The report, Navigating The Cycles, which surveyed 300 asset managers across Europe, North America and Asia Pacific, found 45% of respondents highlighted inflation as their key concern, while 44% are worried about a fallout from the Brexit negotiations and 37% anticipate a liquidity shock.
Interestingly, Brexit was not only a worry for European asset managers, but was also named as a significant concern by 50% of US-based respondents, indicating nervousness that the negotiations may impact international markets as well as the UK and Europe.
“Looking at the indicators today we can see that they may have good reason to be concerned, from potential inflation shock, to rising political tensions, a shift toward more protectionist trade policies, and the potential fallout from Brexit,” the report said.

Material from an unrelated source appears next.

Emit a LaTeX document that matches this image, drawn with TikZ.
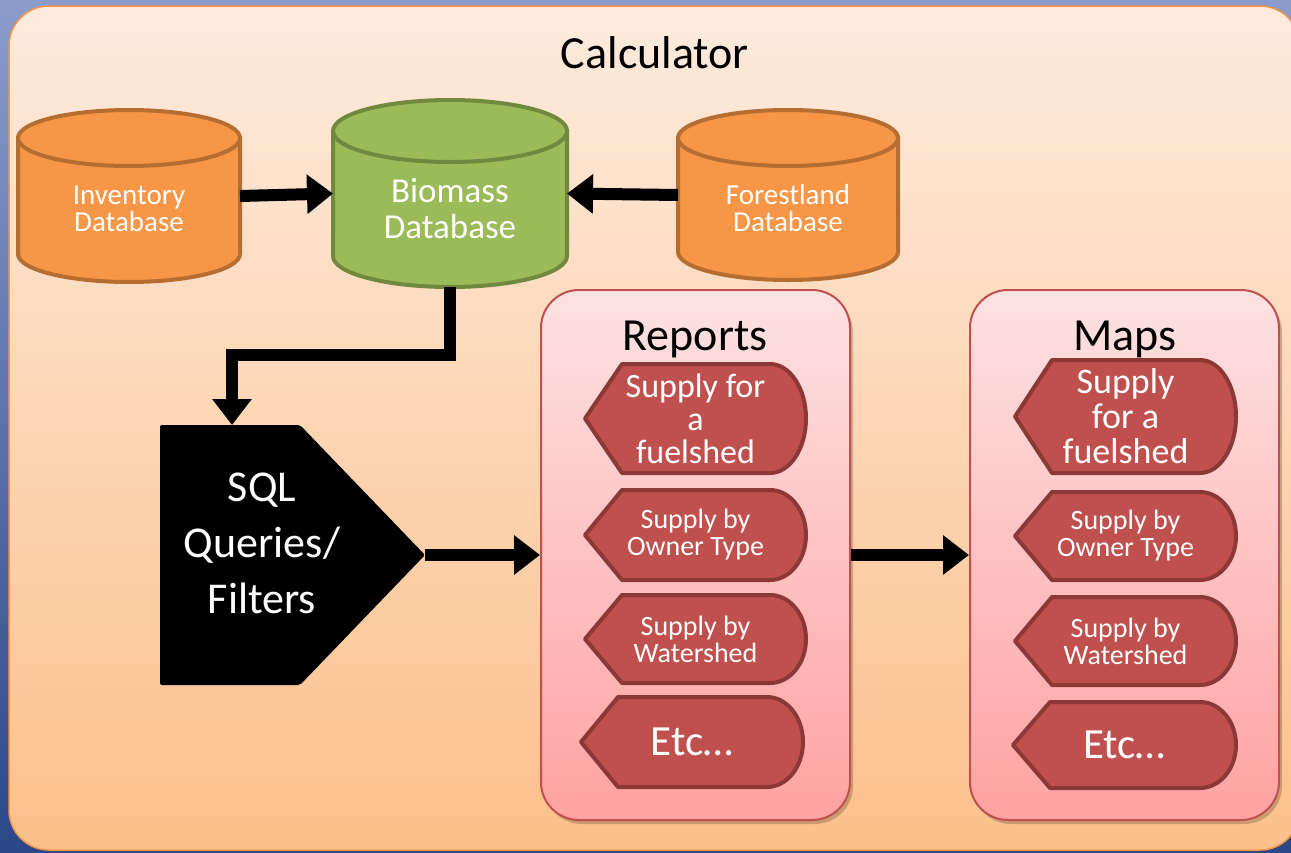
\documentclass[tikz,border=0pt]{standalone}
\usepackage{fontspec}
\setmainfont{Carlito}
\usetikzlibrary{arrows.meta,shadows}
\definecolor{bgtop}{HTML}{8B9CCC}
\definecolor{bgbot}{HTML}{2C4888}
\definecolor{paneltop}{HTML}{FDEBDD}
\definecolor{panelbot}{HTML}{FCC08B}
\definecolor{panelline}{HTML}{F79646}
\definecolor{orfill}{HTML}{F79646}
\definecolor{orline}{HTML}{B66D31}
\definecolor{grfill}{HTML}{9BBB59}
\definecolor{grline}{HTML}{71893F}
\definecolor{boxtop}{HTML}{FDE2E2}
\definecolor{boxbot}{HTML}{FFA2A2}
\definecolor{boxline}{HTML}{C0504D}
\definecolor{dispfill}{HTML}{C0504D}
\definecolor{displine}{HTML}{8C3836}
\tikzset{
  hit/.style={rectangle,draw=none,inner sep=0pt,outer sep=0pt},
  wtxt/.style={text=white,align=center,inner sep=0pt},
  btxt/.style={text=black,align=center,inner sep=0pt},
  arr/.style={draw=black,line width=12pt,line join=miter,-{Triangle[length=26pt,width=38pt]}},
  dispstyle/.style={fill=dispfill,draw=displine,line width=4pt,line join=round},
  container/.style={rectangle,rounded corners=38pt,draw=boxline,line width=2pt,top color=boxtop,bottom color=boxbot,inner sep=0pt,
    drop shadow={shadow xshift=3pt,shadow yshift=-4pt,opacity=0.2,fill=black}},
}
\newcommand\cyl[7]{%
  \path[fill=#6,draw=#7,line width=4pt] (#1,#3+#5) -- (#1,#4-#5) arc[start angle=180,end angle=0,x radius={(#2-#1)/2},y radius=#5] -- (#2,#3+#5) -- cycle;
  \path[fill=#6,draw=#7,line width=4pt] ({(#1+#2)/2},#3+#5) ellipse[x radius={(#2-#1)/2},y radius=#5];
}
\newcommand\disp[8]{%
  \path[dispstyle] (#2,{(#4+#5)/2}) -- (#2+37,#4) -- (#3-36,#4) arc[start angle=-90,end angle=90,x radius=36,y radius={(#5-#4)/2}] -- (#2+37,#5) -- cycle;
  \node[wtxt,font=\fontsize{#6}{#7}\selectfont] (#1) at ({(#2+#3)/2},{(#4+#5)/2}) {#8};
}
\begin{document}
\begin{tikzpicture}[x=1pt,y=-1pt]
\useasboundingbox (0,0) rectangle (1291,852);
\shade[top color=bgtop,bottom color=bgbot] (0,0) rectangle (1291,852);
% main panel
\node[rectangle,rounded corners=40pt,draw=panelline,line width=1.5pt,top color=paneltop,bottom color=panelbot,
  minimum width=1291pt,minimum height=844pt,inner sep=0pt] (calc) at (654.5,428) {};
\node[btxt,font=\fontsize{46}{50}\selectfont] (calct) at (655,53) {Calculator};

% cylinders
\cyl{18}{240}{110}{282}{28}{orfill}{orline}
\node[hit,minimum width=222pt,minimum height=172pt] (inv) at (129,196) {};
\node[wtxt,font=\fontsize{29}{27}\selectfont] (invt) at (129,209) {Inventory\\Database};

\cyl{333}{567}{100}{287}{31}{grfill}{grline}
\node[hit,minimum width=234pt,minimum height=187pt] (bio) at (450,193.5) {};
\node[wtxt,font=\fontsize{35}{36}\selectfont] (biot) at (450,209) {Biomass\\Database};

\cyl{678}{898}{110}{280}{28}{orfill}{orline}
\node[hit,minimum width=220pt,minimum height=170pt] (for) at (788,195) {};
\node[wtxt,font=\fontsize{29}{27}\selectfont] (fort) at (788,208) {Forestland\\Database};

% SQL shape
\node[hit,minimum width=265pt,minimum height=260pt] (sql) at (292.5,555) {};
\path[fill=black,rounded corners=2pt] (sql.north west) -- ([xshift=-125pt]sql.north east) -- (sql.east) -- ([xshift=-125pt]sql.south east) -- (sql.south west) -- cycle;
\node[wtxt,font=\fontsize{44}{56}\selectfont] (sqlt) at (262,543) {SQL\\Queries/\\Filters};

% containers
\node[container,minimum width=309pt,minimum height=530pt] (rep) at (695.5,555) {};
\node[btxt,font=\fontsize{46}{50}\selectfont] (rept) at (695,339) {Reports};
\node[container,minimum width=309pt,minimum height=530pt] (map) at (1124.5,555) {};
\node[btxt,font=\fontsize{46}{50}\selectfont] (mapt) at (1125,339) {Maps};

% report items
\disp{rep1}{585}{806}{364}{473}{34}{33}{Supply for\\a\\fuelshed}
\disp{rep2}{585}{806}{490}{580}{28}{27}{Supply by\\Owner Type}
\disp{rep3}{585}{806}{595}{683}{28}{27}{Supply by\\Watershed}
\disp{rep4}{581}{803}{697}{787}{43}{45}{Etc…}
% map items
\disp{map1}{1015}{1236}{360}{473}{36}{35}{Supply\\for a\\fuelshed}
\disp{map2}{1015}{1236}{492}{580}{28}{27}{Supply by\\Owner Type}
\disp{map3}{1015}{1236}{597}{685}{28}{27}{Supply by\\Watershed}
\disp{map4}{1013}{1236}{702}{788}{43}{45}{Etc…}

% connectors
\draw[arr] (inv.east) -- (bio.west);
\draw[arr] (for.west) -- (bio.east);
\draw[arr] (bio.south) -- ++(0,68) -| ([xshift=-60.5pt]sql.north);
\draw[arr] (sql.east) -- (rep.west);
\draw[arr] (rep.east) -- (map.west);
\end{tikzpicture}
\end{document}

Asset managers across the globe also fear a global recession, with 88% of respondents predicting this in the next 18 months; some 78% said this was “very likely”, 9% consider it to be “somewhat likely” and 1% believe it to be a certainty.
In the event of a recession, 68% of respondents said they would shift the focus of their investment strategies to default and recovery rates while 65% anticipate looking more closely at emerging markets.
However, Fitch cautioned the strategy of moving into emerging markets was not without risk, as volatility in the region remains high and the asset class faces a number of headwinds.
Many respondents to the survey also share these concerns; some 63% see China tightening controls on capital outflows as the biggest risk to the region, while global trade tensions and rising populism in the eurozone were also named as potential negative influences.
Respondents are also particularly concerned about political risk in Brazil, sovereign risk in Argentina and the recent currency collapse in Turkey as other issues in emerging markets.
“Asset managers will need to think carefully before ramping up investments [in emerging markets],” the report added.
On a positive note, the research found the majority of respondents believed technological innovation would have a disruptive impact on the industry, with 69% stating it would affect their investment decisions and 66% pointing to the impact it would have on workflow and portfolio management tools.
“The question of innovation is one that sits at the forefront of the minds of investors as they consider the best way to manage both the current and future asset management landscape.”
In particular, in response to the issue of technology helping asset managers through the credit cycle, 34% said it could “offer faster delivery of insight and data”.
“[Technology] can help them to stay ahead of financial market disruption,” the report said. “This may be an individual event, like a political upset, or a macro event, like a large-scale recession.”
According to Fitch, technological innovation can help in a number of ways.
“The most important of these, according to our research, is in its ability to offer faster delivery of both data and insight,” it said.
“The speed with which investors can act on information is key – those who move fast will be better placed to make gains based on the available information.”